NOW THEREFORE the Executive Director, considering it would be in the public interest to do so, orders that any trading of securities by Olsen, and any trading of securities of 3538397 Canada Ltd. (doing business as Wealth Management Group) or OFCI cease, pursuant to section 161(2) of the Act (the “Temporary Orders”);

TAKE NOTICE that a hearing will be held at the 7th Floor Hearing Room, 865 Hornby Street, Vancouver, British Columbia, on January 15th, 1999 at 10:00 a.m. (the “Hearing”) to consider the Temporary Orders;

AND TAKE NOTICE that at the Hearing, Staff of the Commission will bring the following applications:

1. the Hearing be adjourned for a period of 90 days to allow the Staff to complete the investigation of this matter; and

2. the Temporary Order be extended until such time as the Hearing in this matter has been reconvened and a decision rendered pursuant to the Hearing;

AND TAKE NOTICE that the respondents herein may be represented by counsel at the Hearing and may make representations and lead evidence.
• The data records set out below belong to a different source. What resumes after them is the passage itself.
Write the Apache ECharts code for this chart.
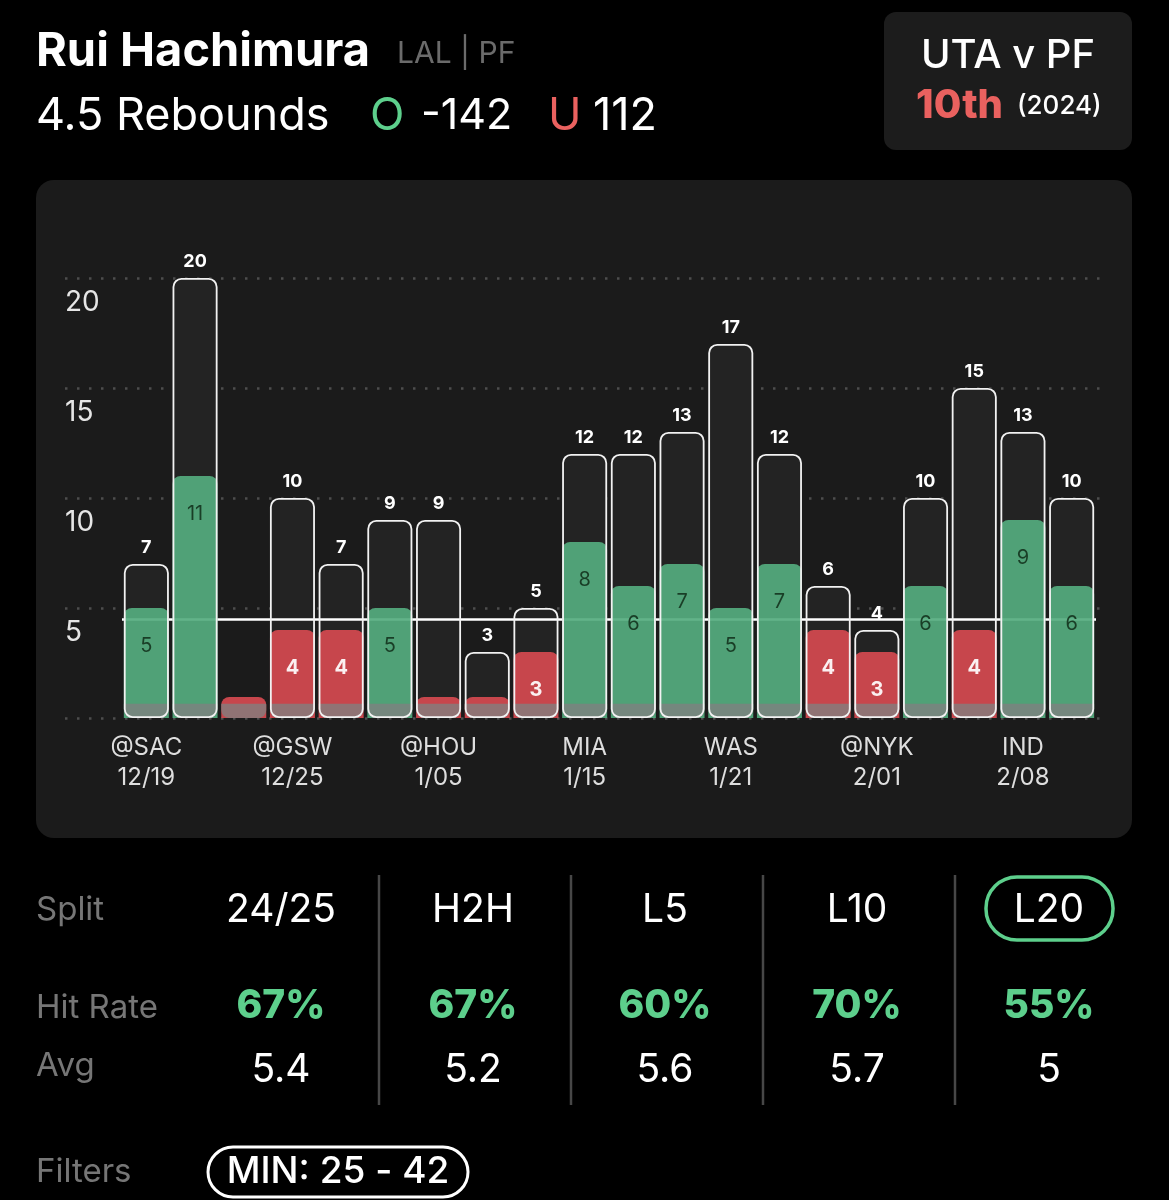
<!DOCTYPE html>
<html>
<head>
<meta charset="utf-8">
<script src="https://cdn.jsdelivr.net/npm/echarts@6/dist/echarts.min.js"></script>
<style>
  html, body { margin: 0; padding: 0; background: #000; }
  #chart { width: 1169px; height: 1200px; }
</style>
</head>
<body>
<div id="chart"></div>
<script>
// ---------- data ----------
const opponents = ['@SAC', '', '', '@GSW', '', '', '@HOU', '', '', 'MIA', '', '', 'WAS', '', '', '@NYK', '', '', 'IND', ''];
const dates     = ['12/19', '', '', '12/25', '', '', '1/05', '', '', '1/15', '', '', '1/21', '', '', '2/01', '', '', '2/08', ''];
const chances   = [7, 20, null, 10, 7, 9, 9, 3, 5, 12, 12, 13, 17, 12, 6, 4, 10, 15, 13, 10];
const rebounds  = [5, 11, 0, 4, 4, 5, 0, 0, 3, 8, 6, 7, 5, 7, 4, 3, 6, 4, 9, 6];
const propLine  = 4.5;
const yTicks    = [0, 5, 10, 15, 20];

const splits    = ['24/25', 'H2H', 'L5', 'L10', 'L20'];
const hitRates  = ['67%', '67%', '60%', '70%', '55%'];
const averages  = ['5.4', '5.2', '5.6', '5.7', '5'];

// ---------- styles ----------
const GREEN = '#55ad7f', RED = '#d64a50';
const TXT_GREEN = '#5dcf8c', TXT_RED = '#ea615f';
const FONT = 'Inter, "Noto Sans", sans-serif';
const BAND = 0.65;   // grey base band height (style only)

const categories = opponents.map((o, i) => o ? o + '\n' + dates[i] : ' '.repeat(i + 1));

const innerData = rebounds.map(v => {
  const over = v > propLine;
  return {
    value: v,
    itemStyle: { color: over ? GREEN : RED },
    label: {
      show: v > 0,
      color: over ? '#15351f' : '#ffffff',
      fontWeight: over ? 'normal' : 'bold'
    }
  };
});
const bandData = rebounds.map(() => BAND);

const chart = echarts.init(document.getElementById('chart'));

const colX = [281, 473, 665, 857, 1049];
const graphics = [
  // chart panel
  { type: 'rect', z: -10, shape: { x: 36, y: 180, width: 1096, height: 658, r: 18 }, style: { fill: '#1b1b1b' } },
  // top-right box
  { type: 'rect', z: -10, shape: { x: 884, y: 12, width: 248, height: 138, r: 12 }, style: { fill: '#1c1c1c' } },
  { type: 'text', x: 1008, y: 56, style: { text: 'UTA v PF', fill: '#fff', font: '500 40px ' + FONT, textAlign: 'center', textVerticalAlign: 'middle' } },
  { type: 'text', x: 1003, y: 106, style: { text: '10th', fill: TXT_RED, font: '800 40px ' + FONT, textAlign: 'right', textVerticalAlign: 'middle' } },
  { type: 'text', x: 1017, y: 106, style: { text: '(2024)', fill: '#fff', font: '500 26px ' + FONT, textAlign: 'left', textVerticalAlign: 'middle' } },
  // header
  { type: 'text', x: 36, y: 52, style: { text: 'Rui Hachimura', fill: '#fff', font: 'bold 47px ' + FONT, textAlign: 'left', textVerticalAlign: 'middle' } },
  { type: 'text', x: 397, y: 54, style: { text: 'LAL | PF', fill: '#6b6b6b', font: '30px ' + FONT, textAlign: 'left', textVerticalAlign: 'middle' } },
  { type: 'text', x: 36, y: 116, style: { text: '4.5 Rebounds', fill: '#fff', font: '45px ' + FONT, textAlign: 'left', textVerticalAlign: 'middle' } },
  { type: 'text', x: 370, y: 116, style: { text: 'O', fill: TXT_GREEN, font: '45px ' + FONT, textAlign: 'left', textVerticalAlign: 'middle' } },
  { type: 'text', x: 421, y: 116, style: { text: '-142', fill: '#fff', font: '43px ' + FONT, textAlign: 'left', textVerticalAlign: 'middle' } },
  { type: 'text', x: 548, y: 116, style: { text: 'U', fill: TXT_RED, font: '45px ' + FONT, textAlign: 'left', textVerticalAlign: 'middle' } },
  { type: 'text', x: 593, y: 116, style: { text: '112', fill: '#fff', font: '45px ' + FONT, textAlign: 'left', textVerticalAlign: 'middle' } },
  // table labels
  { type: 'text', x: 36, y: 910, style: { text: 'Split', fill: '#767676', font: '33px ' + FONT, textVerticalAlign: 'middle' } },
  { type: 'text', x: 36, y: 1008, style: { text: 'Hit Rate', fill: '#767676', font: '33px ' + FONT, textVerticalAlign: 'middle' } },
  { type: 'text', x: 36, y: 1066, style: { text: 'Avg', fill: '#767676', font: '33px ' + FONT, textVerticalAlign: 'middle' } },
  { type: 'text', x: 36, y: 1172, style: { text: 'Filters', fill: '#767676', font: '33px ' + FONT, textVerticalAlign: 'middle' } },
  // filter pill
  { type: 'rect', shape: { x: 208, y: 1147, width: 260, height: 50, r: 25 }, style: { fill: 'none', stroke: '#fff', lineWidth: 3 } },
  { type: 'text', x: 338, y: 1172, style: { text: 'MIN: 25 - 42', fill: '#fff', font: '500 37px ' + FONT, textAlign: 'center', textVerticalAlign: 'middle' } },
  // L20 pill
  { type: 'rect', shape: { x: 986, y: 877, width: 127, height: 63, r: 31 }, style: { fill: 'none', stroke: TXT_GREEN, lineWidth: 3.5 } }
];
[379, 571, 763, 955].forEach(x => graphics.push({ type: 'line', shape: { x1: x, y1: 875, x2: x, y2: 1105 }, style: { stroke: '#474747', lineWidth: 2.5 } }));
splits.forEach((s, i) => {
  graphics.push({ type: 'text', x: colX[i], y: 910, style: { text: s, fill: '#fff', font: '39px ' + FONT, textAlign: 'center', textVerticalAlign: 'middle' } });
  graphics.push({ type: 'text', x: colX[i], y: 1006, style: { text: hitRates[i], fill: TXT_GREEN, font: '800 39px ' + FONT, textAlign: 'center', textVerticalAlign: 'middle' } });
  graphics.push({ type: 'text', x: colX[i], y: 1070, style: { text: averages[i], fill: '#fff', font: '39px ' + FONT, textAlign: 'center', textVerticalAlign: 'middle' } });
});

const option = {
  backgroundColor: '#000',
  animation: false,
  textStyle: { fontFamily: FONT },
  graphic: graphics,
  grid: [
    { left: 122, right: 73, top: 278, bottom: 482 },
    { left: 65, right: 69, top: 278, bottom: 482 }
  ],
  xAxis: [
    {
      type: 'category', gridIndex: 0, data: categories,
      axisLine: { show: false }, axisTick: { show: false },
      axisLabel: {
        color: '#dedede', fontSize: 24, lineHeight: 30, margin: 15, fontFamily: FONT,
        interval: (i) => i % 3 === 0
      }
    },
    { type: 'value', gridIndex: 1, min: 0, max: 1, show: false }
  ],
  yAxis: [
    { type: 'value', gridIndex: 0, min: 0, max: 20, interval: 5, show: false },
    {
      type: 'value', gridIndex: 1, min: yTicks[0], max: yTicks[yTicks.length - 1], interval: 5,
      axisLine: { show: false }, axisTick: { show: false },
      splitLine: { show: true, lineStyle: { color: '#4d4d4d', width: 2.5, type: [2.5, 9.5] } },
      axisLabel: {
        inside: true, margin: 0, color: '#e6e6e6', fontSize: 28, fontFamily: FONT,
        verticalAlign: 'top', padding: [11, 0, 0, 0],
        formatter: v => v === 0 ? '' : String(v)
      }
    }
  ],
  series: [
    {
      name: 'Opportunities (fill)', type: 'bar', xAxisIndex: 0, yAxisIndex: 0,
      data: chances, barWidth: 45, barGap: '-100%', z: 1,
      itemStyle: { color: '#232323', borderRadius: 8 },
      markLine: {
        silent: true, symbol: 'none', label: { show: false }, z: 2,
        lineStyle: { color: '#ffffff', width: 2.5, type: 'solid' },
        data: [{ yAxis: propLine }]
      }
    },
    {
      name: 'Rebounds', type: 'bar', xAxisIndex: 0, yAxisIndex: 0,
      data: innerData, barWidth: 45, barGap: '-100%', z: 6, barMinHeight: 21,
      itemStyle: { borderRadius: [8, 8, 0, 0], opacity: 0.92 },
      label: { show: true, position: 'insideTop', distance: 28, fontSize: 20, fontFamily: FONT }
    },
    {
      name: 'Base', type: 'bar', xAxisIndex: 0, yAxisIndex: 0,
      data: bandData, barWidth: 45, barGap: '-100%', z: 7, silent: true,
      itemStyle: { color: 'rgba(128,128,128,0.78)', borderRadius: [0, 0, 8, 8] }
    },
    {
      name: 'Opportunities', type: 'bar', xAxisIndex: 0, yAxisIndex: 0,
      data: chances, barWidth: 45, barGap: '-100%', z: 8,
      itemStyle: { color: 'rgba(0,0,0,0)', borderColor: '#f2f2f2', borderWidth: 1.8, borderRadius: 8 },
      label: { show: true, position: 'top', distance: 7, color: '#fff', fontWeight: 'bold', fontSize: 18, fontFamily: FONT }
    }
  ]
};
chart.setOption(option);
</script>
</body>
</html>
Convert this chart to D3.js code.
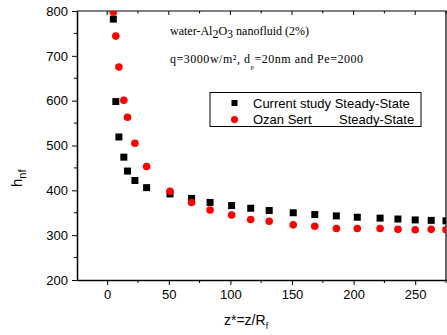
<!DOCTYPE html>
<html>
<head>
<meta charset="utf-8">
<script src="https://cdn.jsdelivr.net/npm/d3@7"></script>
<style>
  body { margin: 0; background: #fff; }
  svg { display: block; }
</style>
</head>
<body>
<div id="chart"></div>
<script>
// z* positions, shared by both series
const zStar = [5, 7, 9.5, 13.5, 16.5, 22.5, 32, 51, 68.5, 83.5, 101, 116.5, 131.5, 151, 168.5, 186, 203, 221.5, 236, 250, 263, 275];
const currentStudy = [782, 598, 519, 474, 443, 422, 406, 392, 382, 373, 366, 360, 355, 350, 346, 343, 340, 338, 336, 334, 333, 332];
const ozanSert = [798, 744, 675, 601, 563, 505, 453, 398, 373, 356, 345, 335, 331, 323, 320, 315, 315, 315, 313, 312, 313, 312];
const xTicks = [0, 50, 100, 150, 200, 250];
const yTicks = [200, 300, 400, 500, 600, 700, 800];

const width = 447, height = 335;
const margin = {top: 11, right: 1, bottom: 55, left: 77};

const svg = d3.select("#chart").append("svg")
    .attr("width", width)
    .attr("height", height)
    .attr("font-family", "'Liberation Sans', Arial, sans-serif");

const x = d3.scaleLinear().domain([-24.5, 275]).range([margin.left, width - margin.right]);
const y = d3.scaleLinear().domain([200, 800]).range([height - margin.bottom, margin.top]);

const x0 = margin.left, x1 = width - margin.right;
const y0 = height - margin.bottom, y1 = margin.top;

svg.append("clipPath").attr("id", "plot")
    .append("rect")
    .attr("x", x0).attr("y", y1)
    .attr("width", x1 - x0).attr("height", y0 - y1);

// frame (top + right)
svg.append("path")
    .attr("d", `M${x0},${y1}H${x1}V${y0}`)
    .attr("fill", "none")
    .attr("stroke", "#000")
    .attr("stroke-width", 1.2);

// top mirror ticks, pointing inward
const topTicks = d3.range(0, 276, 25);
svg.append("g").selectAll("line")
    .data(topTicks)
    .join("line")
    .attr("x1", d => x(d)).attr("x2", d => x(d))
    .attr("y1", y1).attr("y2", d => y1 + (d % 50 === 0 ? 4 : 2.5))
    .attr("stroke", "#000");

// bottom axis
const xAxis = svg.append("g")
    .attr("transform", `translate(0,${y0})`)
    .call(d3.axisBottom(x).tickValues(xTicks).tickSize(5).tickSizeOuter(0).tickPadding(5));
xAxis.select(".domain").attr("stroke-width", 1.5);
xAxis.selectAll("text").attr("font-size", 13).attr("font-family", "'Liberation Sans', Arial, sans-serif");
svg.append("g").selectAll("line")
    .data(d3.range(25, 276, 50))
    .join("line")
    .attr("x1", d => x(d)).attr("x2", d => x(d))
    .attr("y1", y0).attr("y2", y0 + 3)
    .attr("stroke", "#000");

// left axis
const yAxis = svg.append("g")
    .attr("transform", `translate(${x0},0)`)
    .call(d3.axisLeft(y).tickValues(yTicks).tickSize(5).tickSizeOuter(0).tickPadding(4));
yAxis.select(".domain").attr("stroke-width", 1.5);
yAxis.selectAll("text").attr("font-size", 13).attr("font-family", "'Liberation Sans', Arial, sans-serif");
svg.append("g").selectAll("line")
    .data(d3.range(250, 800, 100))
    .join("line")
    .attr("x1", x0).attr("x2", x0 - 3)
    .attr("y1", d => y(d)).attr("y2", d => y(d))
    .attr("stroke", "#000");

// axis titles
const xTitle = svg.append("text")
    .attr("x", 224).attr("y", 325)
    .attr("font-size", 14);
xTitle.append("tspan").text("z*=z/R");
xTitle.append("tspan").attr("font-size", 9).attr("dy", 4).text("f");

const yTitle = svg.append("text")
    .attr("transform", "translate(22,187) rotate(-90)")
    .attr("font-size", 15);
yTitle.append("tspan").text("h");
yTitle.append("tspan").attr("font-size", 11).attr("dy", 4).text("nf");

// data points
const pts = svg.append("g").attr("clip-path", "url(#plot)");

pts.selectAll("rect")
    .data(zStar)
    .join("rect")
    .attr("x", (d, i) => x(d) - 3.5)
    .attr("y", (d, i) => y(currentStudy[i]) - 3.5)
    .attr("width", 7).attr("height", 7)
    .attr("fill", "#000");

pts.selectAll("circle")
    .data(zStar)
    .join("circle")
    .attr("cx", d => x(d))
    .attr("cy", (d, i) => y(ozanSert[i]))
    .attr("r", 3.8)
    .attr("fill", "#ff0000");

// annotation
const note = svg.append("g")
    .attr("font-family", "'Liberation Serif', 'Times New Roman', serif")
    .attr("font-size", 12);
const n1 = note.append("text").attr("x", 170).attr("y", 35);
n1.append("tspan").text("water-Al");
n1.append("tspan").attr("dy", 3).text("2");
n1.append("tspan").attr("dy", -3).text("O");
n1.append("tspan").attr("dy", 3).text("3");
n1.append("tspan").attr("dy", -3).text(" nanofluid (2%)");
const n2 = note.append("text").attr("x", 170).attr("y", 63)
    .attr("textLength", 193).attr("lengthAdjust", "spacing");
n2.append("tspan").text("q=3000w/m², d");
n2.append("tspan").attr("font-size", 7).attr("dy", 6).text("p");
n2.append("tspan").attr("dy", -6).text("=20nm and Pe=2000");

// legend
const legend = svg.append("g");
legend.append("rect")
    .attr("x", 210).attr("y", 92.5)
    .attr("width", 211).attr("height", 34)
    .attr("fill", "#fff")
    .attr("stroke", "#000");
legend.append("rect")
    .attr("x", 231.5).attr("y", 100)
    .attr("width", 6).attr("height", 6)
    .attr("fill", "#000");
legend.append("circle")
    .attr("cx", 234.5).attr("cy", 119.5)
    .attr("r", 3.5)
    .attr("fill", "#ff0000");
legend.append("text")
    .attr("x", 253).attr("y", 107.5)
    .attr("font-size", 13)
    .text("Current study Steady-State");
legend.append("text")
    .attr("x", 253).attr("y", 123.5)
    .attr("font-size", 13)
    .text("Ozan Sert");
legend.append("text")
    .attr("x", 339).attr("y", 123.5)
    .attr("font-size", 13)
    .text("Steady-State");
</script>
</body>
</html>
The respondents are requested to advise the Commission of their intention to attend by contacting the Secretary of the Commission at 1200 - 865 Hornby Street, Vancouver, British Columbia, V6Z 2H4;

AND TAKE NOTICE that determinations may be made in this matter if the respondents or their counsel do not appear at the Hearing.

DATED at Vancouver, British Columbia, on January 8, 1999.